Notably, if the panel concludes that the owner is liable for the tax, then the by-law provides explicitly that no appeal lies from that decision. This sense of finality is echoed on the City’s website. However, it will still be open to an owner to seek judicial review of the matter in court, which could result in the panel’s decision being cancelled. The standard of review that will be applied by the court remains to be seen.

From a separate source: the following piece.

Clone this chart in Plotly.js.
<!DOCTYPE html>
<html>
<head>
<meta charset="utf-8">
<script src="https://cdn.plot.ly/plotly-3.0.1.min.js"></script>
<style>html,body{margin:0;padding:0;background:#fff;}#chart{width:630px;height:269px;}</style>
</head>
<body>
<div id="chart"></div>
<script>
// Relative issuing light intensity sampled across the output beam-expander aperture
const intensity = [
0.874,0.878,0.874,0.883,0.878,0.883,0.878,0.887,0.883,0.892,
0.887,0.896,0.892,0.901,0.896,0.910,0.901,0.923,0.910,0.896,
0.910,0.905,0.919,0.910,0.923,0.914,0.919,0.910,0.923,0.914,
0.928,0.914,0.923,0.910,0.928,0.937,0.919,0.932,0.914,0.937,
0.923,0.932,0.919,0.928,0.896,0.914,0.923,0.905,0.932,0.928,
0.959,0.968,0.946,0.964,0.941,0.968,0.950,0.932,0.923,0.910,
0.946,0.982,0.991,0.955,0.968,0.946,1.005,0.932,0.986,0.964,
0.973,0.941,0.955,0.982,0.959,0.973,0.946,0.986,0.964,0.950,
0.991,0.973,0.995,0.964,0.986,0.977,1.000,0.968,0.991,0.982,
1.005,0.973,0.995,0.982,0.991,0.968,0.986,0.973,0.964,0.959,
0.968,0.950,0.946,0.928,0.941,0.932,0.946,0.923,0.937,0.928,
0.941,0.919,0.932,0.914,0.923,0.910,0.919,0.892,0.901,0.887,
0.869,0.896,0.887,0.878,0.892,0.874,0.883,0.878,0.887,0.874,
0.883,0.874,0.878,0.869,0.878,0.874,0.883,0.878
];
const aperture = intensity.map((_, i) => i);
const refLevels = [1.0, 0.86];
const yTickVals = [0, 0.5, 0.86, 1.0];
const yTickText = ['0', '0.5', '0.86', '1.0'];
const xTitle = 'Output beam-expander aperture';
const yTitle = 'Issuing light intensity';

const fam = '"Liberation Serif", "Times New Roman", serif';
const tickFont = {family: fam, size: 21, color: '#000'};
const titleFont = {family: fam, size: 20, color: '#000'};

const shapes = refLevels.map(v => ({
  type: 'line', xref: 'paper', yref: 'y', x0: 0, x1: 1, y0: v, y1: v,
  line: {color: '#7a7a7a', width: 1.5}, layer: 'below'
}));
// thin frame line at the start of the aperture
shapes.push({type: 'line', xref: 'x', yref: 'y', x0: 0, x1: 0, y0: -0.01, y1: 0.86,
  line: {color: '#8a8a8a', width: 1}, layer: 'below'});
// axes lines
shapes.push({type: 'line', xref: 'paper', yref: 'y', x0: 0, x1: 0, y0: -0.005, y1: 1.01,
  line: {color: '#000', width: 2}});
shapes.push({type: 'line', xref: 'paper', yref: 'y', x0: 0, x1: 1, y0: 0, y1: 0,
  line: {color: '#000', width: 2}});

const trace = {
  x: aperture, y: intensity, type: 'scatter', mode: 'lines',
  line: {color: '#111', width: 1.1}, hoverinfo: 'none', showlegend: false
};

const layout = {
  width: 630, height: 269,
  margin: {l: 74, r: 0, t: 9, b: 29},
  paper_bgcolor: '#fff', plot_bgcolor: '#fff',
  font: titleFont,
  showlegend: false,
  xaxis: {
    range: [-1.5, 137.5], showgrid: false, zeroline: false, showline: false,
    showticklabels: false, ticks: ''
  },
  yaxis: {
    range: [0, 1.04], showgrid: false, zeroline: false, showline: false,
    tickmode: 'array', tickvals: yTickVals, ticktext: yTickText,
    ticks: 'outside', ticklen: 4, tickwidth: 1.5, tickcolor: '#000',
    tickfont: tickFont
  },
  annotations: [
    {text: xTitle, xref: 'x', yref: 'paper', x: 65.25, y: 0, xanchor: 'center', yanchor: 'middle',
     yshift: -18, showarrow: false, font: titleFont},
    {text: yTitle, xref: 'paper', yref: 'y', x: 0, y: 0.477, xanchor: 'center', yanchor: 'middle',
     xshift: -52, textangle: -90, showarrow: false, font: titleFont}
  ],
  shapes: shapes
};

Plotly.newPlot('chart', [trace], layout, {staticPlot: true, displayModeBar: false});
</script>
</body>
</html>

Best Practices for Addressing the Vacancy Tax

Given the concerns with the audit process, it is important that before owners file their annual declarations they become familiar with the specific legal basis in the by-law for the relief on which they intend to rely, and that they consider the information and evidence that might be requested from them in the event of an audit. As well, if they are subject to an audit, then they should contemplate obtaining professional advice as soon as they receive the notification letter, particularly if they might have unique circumstances, rather than seeking assistance only after a negative outcome has been produced.  Too often owners are saying “this can’t be right”, and then answering the questions without appreciation of the actual legal tests, only to find that they have unwittingly confirmed the application of the vacancy tax to their property.

Ultimately, the tax continues to be popular politically, with one mayoral candidate recently announcing that if elected he would triple the tax rate to 3% of the assessed value of a home. Accordingly, it will increasingly be important for owners to treat the tax as one of a handful of property-related issues requiring their focus and attention at least once a year.